▼
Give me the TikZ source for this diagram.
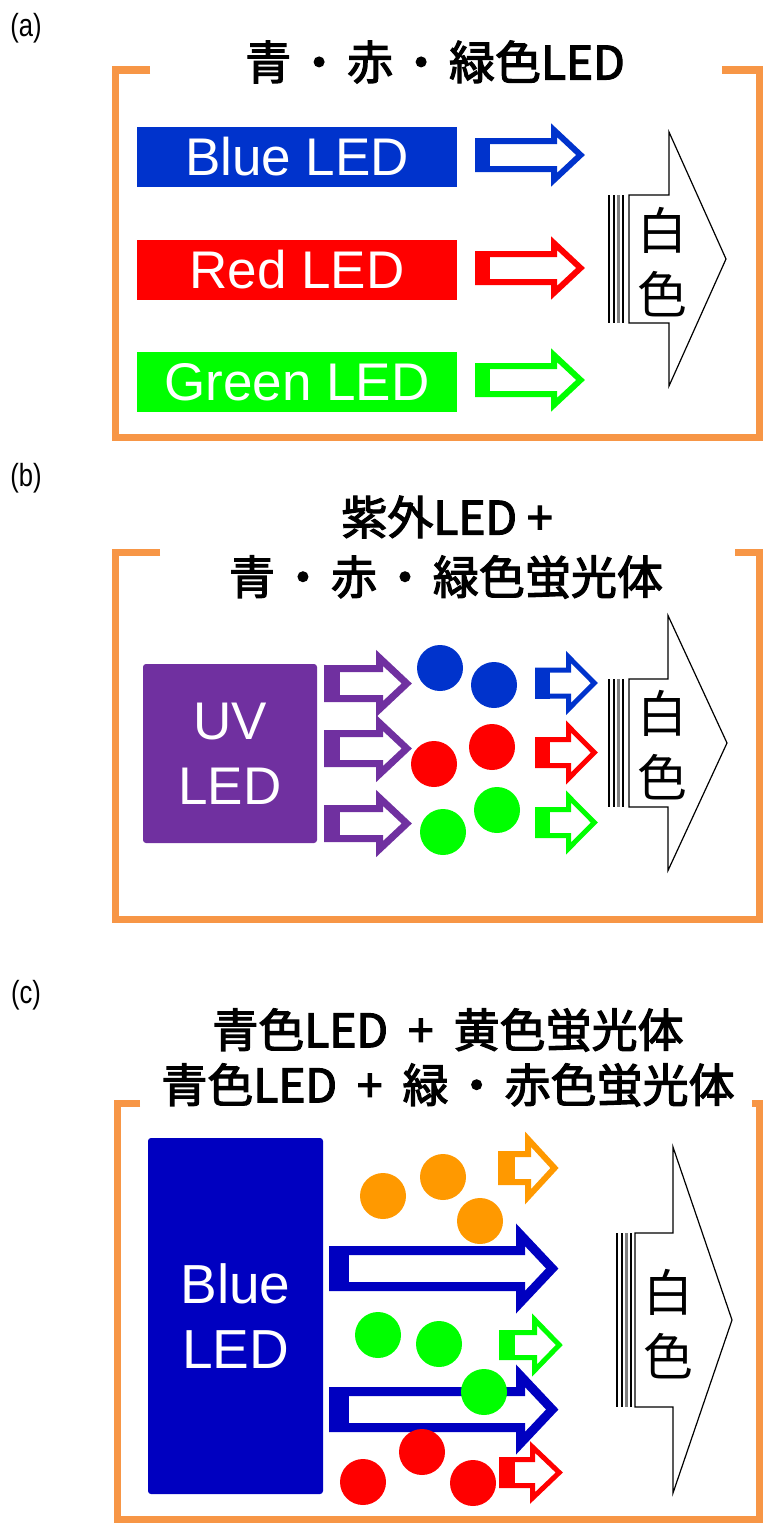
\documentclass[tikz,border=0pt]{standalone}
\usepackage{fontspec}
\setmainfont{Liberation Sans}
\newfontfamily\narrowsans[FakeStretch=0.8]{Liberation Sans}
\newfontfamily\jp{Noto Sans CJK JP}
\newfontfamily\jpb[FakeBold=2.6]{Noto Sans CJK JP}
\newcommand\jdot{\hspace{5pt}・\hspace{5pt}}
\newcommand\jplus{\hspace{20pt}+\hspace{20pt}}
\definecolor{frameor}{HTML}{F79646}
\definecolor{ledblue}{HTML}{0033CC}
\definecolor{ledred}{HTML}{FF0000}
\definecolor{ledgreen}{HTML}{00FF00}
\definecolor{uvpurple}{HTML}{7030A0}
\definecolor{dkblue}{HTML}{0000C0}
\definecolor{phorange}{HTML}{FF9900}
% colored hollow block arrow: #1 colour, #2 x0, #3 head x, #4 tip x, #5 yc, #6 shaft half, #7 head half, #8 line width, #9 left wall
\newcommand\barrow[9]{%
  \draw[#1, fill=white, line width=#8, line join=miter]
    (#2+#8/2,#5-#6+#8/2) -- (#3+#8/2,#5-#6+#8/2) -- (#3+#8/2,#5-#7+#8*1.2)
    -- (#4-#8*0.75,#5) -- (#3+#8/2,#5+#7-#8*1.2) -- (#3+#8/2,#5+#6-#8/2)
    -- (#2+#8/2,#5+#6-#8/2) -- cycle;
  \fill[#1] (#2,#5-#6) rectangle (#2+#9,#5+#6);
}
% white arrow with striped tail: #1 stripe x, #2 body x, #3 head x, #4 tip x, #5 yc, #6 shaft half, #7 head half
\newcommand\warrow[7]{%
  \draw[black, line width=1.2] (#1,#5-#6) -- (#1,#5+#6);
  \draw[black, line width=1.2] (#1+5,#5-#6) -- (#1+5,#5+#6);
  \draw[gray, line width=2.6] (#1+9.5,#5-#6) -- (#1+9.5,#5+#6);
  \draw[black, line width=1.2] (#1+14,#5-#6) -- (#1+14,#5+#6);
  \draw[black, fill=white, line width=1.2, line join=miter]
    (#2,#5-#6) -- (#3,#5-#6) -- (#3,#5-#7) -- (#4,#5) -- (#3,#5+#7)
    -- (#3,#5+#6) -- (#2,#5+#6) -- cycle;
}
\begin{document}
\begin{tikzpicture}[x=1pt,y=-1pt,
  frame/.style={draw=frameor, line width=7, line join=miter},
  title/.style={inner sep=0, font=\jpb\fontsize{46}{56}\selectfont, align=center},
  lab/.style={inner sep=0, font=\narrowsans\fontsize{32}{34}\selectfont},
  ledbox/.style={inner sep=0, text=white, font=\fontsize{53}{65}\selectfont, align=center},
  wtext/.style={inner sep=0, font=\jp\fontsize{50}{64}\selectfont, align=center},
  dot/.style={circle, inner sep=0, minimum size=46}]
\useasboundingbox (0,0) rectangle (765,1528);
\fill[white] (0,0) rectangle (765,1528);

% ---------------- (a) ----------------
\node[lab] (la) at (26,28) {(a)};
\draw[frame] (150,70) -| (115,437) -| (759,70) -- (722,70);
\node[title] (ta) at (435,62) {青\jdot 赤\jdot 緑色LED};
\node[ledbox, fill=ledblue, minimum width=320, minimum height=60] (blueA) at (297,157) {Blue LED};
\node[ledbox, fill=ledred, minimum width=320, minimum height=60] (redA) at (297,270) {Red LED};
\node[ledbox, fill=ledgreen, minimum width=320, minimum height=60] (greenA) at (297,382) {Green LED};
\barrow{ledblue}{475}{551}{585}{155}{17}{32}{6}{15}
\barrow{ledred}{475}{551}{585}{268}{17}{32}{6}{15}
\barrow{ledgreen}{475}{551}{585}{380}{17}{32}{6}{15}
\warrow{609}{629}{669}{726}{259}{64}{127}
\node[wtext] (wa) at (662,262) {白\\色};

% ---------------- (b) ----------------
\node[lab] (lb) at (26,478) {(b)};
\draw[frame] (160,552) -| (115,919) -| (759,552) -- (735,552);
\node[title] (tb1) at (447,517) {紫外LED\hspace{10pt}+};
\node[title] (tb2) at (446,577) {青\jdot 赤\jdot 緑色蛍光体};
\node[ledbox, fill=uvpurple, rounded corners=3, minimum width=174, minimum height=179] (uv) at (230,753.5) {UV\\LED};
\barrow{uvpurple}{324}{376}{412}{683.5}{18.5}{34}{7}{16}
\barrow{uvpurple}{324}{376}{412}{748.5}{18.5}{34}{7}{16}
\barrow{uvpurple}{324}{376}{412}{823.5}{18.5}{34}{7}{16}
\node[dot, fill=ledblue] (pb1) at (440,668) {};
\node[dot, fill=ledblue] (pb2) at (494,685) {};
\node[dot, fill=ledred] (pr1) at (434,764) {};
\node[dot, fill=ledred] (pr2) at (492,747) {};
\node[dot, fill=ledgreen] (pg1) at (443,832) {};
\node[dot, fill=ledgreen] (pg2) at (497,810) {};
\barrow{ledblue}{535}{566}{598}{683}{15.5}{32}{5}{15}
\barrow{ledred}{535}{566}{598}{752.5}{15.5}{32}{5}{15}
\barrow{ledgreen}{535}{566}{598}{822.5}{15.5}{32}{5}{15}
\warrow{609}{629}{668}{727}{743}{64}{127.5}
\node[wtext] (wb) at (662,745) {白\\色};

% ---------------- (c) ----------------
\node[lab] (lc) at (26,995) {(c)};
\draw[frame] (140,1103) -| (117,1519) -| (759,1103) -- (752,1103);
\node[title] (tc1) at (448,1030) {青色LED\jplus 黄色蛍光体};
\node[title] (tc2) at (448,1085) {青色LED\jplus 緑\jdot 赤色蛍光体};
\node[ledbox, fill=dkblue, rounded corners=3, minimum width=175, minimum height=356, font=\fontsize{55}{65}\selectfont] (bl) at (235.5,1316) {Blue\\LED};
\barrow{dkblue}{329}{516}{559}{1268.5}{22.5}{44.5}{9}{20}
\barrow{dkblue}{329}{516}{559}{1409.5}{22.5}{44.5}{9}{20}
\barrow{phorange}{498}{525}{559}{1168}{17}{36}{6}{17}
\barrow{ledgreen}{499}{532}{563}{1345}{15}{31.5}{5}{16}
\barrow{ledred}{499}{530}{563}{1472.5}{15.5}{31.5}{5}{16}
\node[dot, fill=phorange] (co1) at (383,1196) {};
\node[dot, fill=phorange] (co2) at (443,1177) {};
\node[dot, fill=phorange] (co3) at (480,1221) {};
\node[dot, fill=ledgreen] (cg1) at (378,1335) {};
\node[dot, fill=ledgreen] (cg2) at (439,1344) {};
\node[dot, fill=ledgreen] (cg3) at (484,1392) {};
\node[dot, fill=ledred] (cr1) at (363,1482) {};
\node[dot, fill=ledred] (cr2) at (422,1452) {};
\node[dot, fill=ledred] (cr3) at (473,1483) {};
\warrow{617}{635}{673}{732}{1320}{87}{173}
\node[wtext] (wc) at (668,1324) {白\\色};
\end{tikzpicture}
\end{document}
▲
▸ Problem details: Return the full material word for word. Do not include the pictures.

▸ Answer:
Give me the TikZ source for this diagram.
\documentclass[tikz,border=0pt]{standalone}
\usepackage{fontspec}
\setmainfont{Liberation Sans}
\newfontfamily\narrowsans[FakeStretch=0.8]{Liberation Sans}
\newfontfamily\jp{Noto Sans CJK JP}
\newfontfamily\jpb[FakeBold=2.6]{Noto Sans CJK JP}
\newcommand\jdot{\hspace{5pt}・\hspace{5pt}}
\newcommand\jplus{\hspace{20pt}+\hspace{20pt}}
\definecolor{frameor}{HTML}{F79646}
\definecolor{ledblue}{HTML}{0033CC}
\definecolor{ledred}{HTML}{FF0000}
\definecolor{ledgreen}{HTML}{00FF00}
\definecolor{uvpurple}{HTML}{7030A0}
\definecolor{dkblue}{HTML}{0000C0}
\definecolor{phorange}{HTML}{FF9900}
% colored hollow block arrow: #1 colour, #2 x0, #3 head x, #4 tip x, #5 yc, #6 shaft half, #7 head half, #8 line width, #9 left wall
\newcommand\barrow[9]{%
  \draw[#1, fill=white, line width=#8, line join=miter]
    (#2+#8/2,#5-#6+#8/2) -- (#3+#8/2,#5-#6+#8/2) -- (#3+#8/2,#5-#7+#8*1.2)
    -- (#4-#8*0.75,#5) -- (#3+#8/2,#5+#7-#8*1.2) -- (#3+#8/2,#5+#6-#8/2)
    -- (#2+#8/2,#5+#6-#8/2) -- cycle;
  \fill[#1] (#2,#5-#6) rectangle (#2+#9,#5+#6);
}
% white arrow with striped tail: #1 stripe x, #2 body x, #3 head x, #4 tip x, #5 yc, #6 shaft half, #7 head half
\newcommand\warrow[7]{%
  \draw[black, line width=1.2] (#1,#5-#6) -- (#1,#5+#6);
  \draw[black, line width=1.2] (#1+5,#5-#6) -- (#1+5,#5+#6);
  \draw[gray, line width=2.6] (#1+9.5,#5-#6) -- (#1+9.5,#5+#6);
  \draw[black, line width=1.2] (#1+14,#5-#6) -- (#1+14,#5+#6);
  \draw[black, fill=white, line width=1.2, line join=miter]
    (#2,#5-#6) -- (#3,#5-#6) -- (#3,#5-#7) -- (#4,#5) -- (#3,#5+#7)
    -- (#3,#5+#6) -- (#2,#5+#6) -- cycle;
}
\begin{document}
\begin{tikzpicture}[x=1pt,y=-1pt,
  frame/.style={draw=frameor, line width=7, line join=miter},
  title/.style={inner sep=0, font=\jpb\fontsize{46}{56}\selectfont, align=center},
  lab/.style={inner sep=0, font=\narrowsans\fontsize{32}{34}\selectfont},
  ledbox/.style={inner sep=0, text=white, font=\fontsize{53}{65}\selectfont, align=center},
  wtext/.style={inner sep=0, font=\jp\fontsize{50}{64}\selectfont, align=center},
  dot/.style={circle, inner sep=0, minimum size=46}]
\useasboundingbox (0,0) rectangle (765,1528);
\fill[white] (0,0) rectangle (765,1528);

% ---------------- (a) ----------------
\node[lab] (la) at (26,28) {(a)};
\draw[frame] (150,70) -| (115,437) -| (759,70) -- (722,70);
\node[title] (ta) at (435,62) {青\jdot 赤\jdot 緑色LED};
\node[ledbox, fill=ledblue, minimum width=320, minimum height=60] (blueA) at (297,157) {Blue LED};
\node[ledbox, fill=ledred, minimum width=320, minimum height=60] (redA) at (297,270) {Red LED};
\node[ledbox, fill=ledgreen, minimum width=320, minimum height=60] (greenA) at (297,382) {Green LED};
\barrow{ledblue}{475}{551}{585}{155}{17}{32}{6}{15}
\barrow{ledred}{475}{551}{585}{268}{17}{32}{6}{15}
\barrow{ledgreen}{475}{551}{585}{380}{17}{32}{6}{15}
\warrow{609}{629}{669}{726}{259}{64}{127}
\node[wtext] (wa) at (662,262) {白\\色};

% ---------------- (b) ----------------
\node[lab] (lb) at (26,478) {(b)};
\draw[frame] (160,552) -| (115,919) -| (759,552) -- (735,552);
\node[title] (tb1) at (447,517) {紫外LED\hspace{10pt}+};
\node[title] (tb2) at (446,577) {青\jdot 赤\jdot 緑色蛍光体};
\node[ledbox, fill=uvpurple, rounded corners=3, minimum width=174, minimum height=179] (uv) at (230,753.5) {UV\\LED};
\barrow{uvpurple}{324}{376}{412}{683.5}{18.5}{34}{7}{16}
\barrow{uvpurple}{324}{376}{412}{748.5}{18.5}{34}{7}{16}
\barrow{uvpurple}{324}{376}{412}{823.5}{18.5}{34}{7}{16}
\node[dot, fill=ledblue] (pb1) at (440,668) {};
\node[dot, fill=ledblue] (pb2) at (494,685) {};
\node[dot, fill=ledred] (pr1) at (434,764) {};
\node[dot, fill=ledred] (pr2) at (492,747) {};
\node[dot, fill=ledgreen] (pg1) at (443,832) {};
\node[dot, fill=ledgreen] (pg2) at (497,810) {};
\barrow{ledblue}{535}{566}{598}{683}{15.5}{32}{5}{15}
\barrow{ledred}{535}{566}{598}{752.5}{15.5}{32}{5}{15}
\barrow{ledgreen}{535}{566}{598}{822.5}{15.5}{32}{5}{15}
\warrow{609}{629}{668}{727}{743}{64}{127.5}
\node[wtext] (wb) at (662,745) {白\\色};

% ---------------- (c) ----------------
\node[lab] (lc) at (26,995) {(c)};
\draw[frame] (140,1103) -| (117,1519) -| (759,1103) -- (752,1103);
\node[title] (tc1) at (448,1030) {青色LED\jplus 黄色蛍光体};
\node[title] (tc2) at (448,1085) {青色LED\jplus 緑\jdot 赤色蛍光体};
\node[ledbox, fill=dkblue, rounded corners=3, minimum width=175, minimum height=356, font=\fontsize{55}{65}\selectfont] (bl) at (235.5,1316) {Blue\\LED};
\barrow{dkblue}{329}{516}{559}{1268.5}{22.5}{44.5}{9}{20}
\barrow{dkblue}{329}{516}{559}{1409.5}{22.5}{44.5}{9}{20}
\barrow{phorange}{498}{525}{559}{1168}{17}{36}{6}{17}
\barrow{ledgreen}{499}{532}{563}{1345}{15}{31.5}{5}{16}
\barrow{ledred}{499}{530}{563}{1472.5}{15.5}{31.5}{5}{16}
\node[dot, fill=phorange] (co1) at (383,1196) {};
\node[dot, fill=phorange] (co2) at (443,1177) {};
\node[dot, fill=phorange] (co3) at (480,1221) {};
\node[dot, fill=ledgreen] (cg1) at (378,1335) {};
\node[dot, fill=ledgreen] (cg2) at (439,1344) {};
\node[dot, fill=ledgreen] (cg3) at (484,1392) {};
\node[dot, fill=ledred] (cr1) at (363,1482) {};
\node[dot, fill=ledred] (cr2) at (422,1452) {};
\node[dot, fill=ledred] (cr3) at (473,1483) {};
\warrow{617}{635}{673}{732}{1320}{87}{173}
\node[wtext] (wc) at (668,1324) {白\\色};
\end{tikzpicture}
\end{document}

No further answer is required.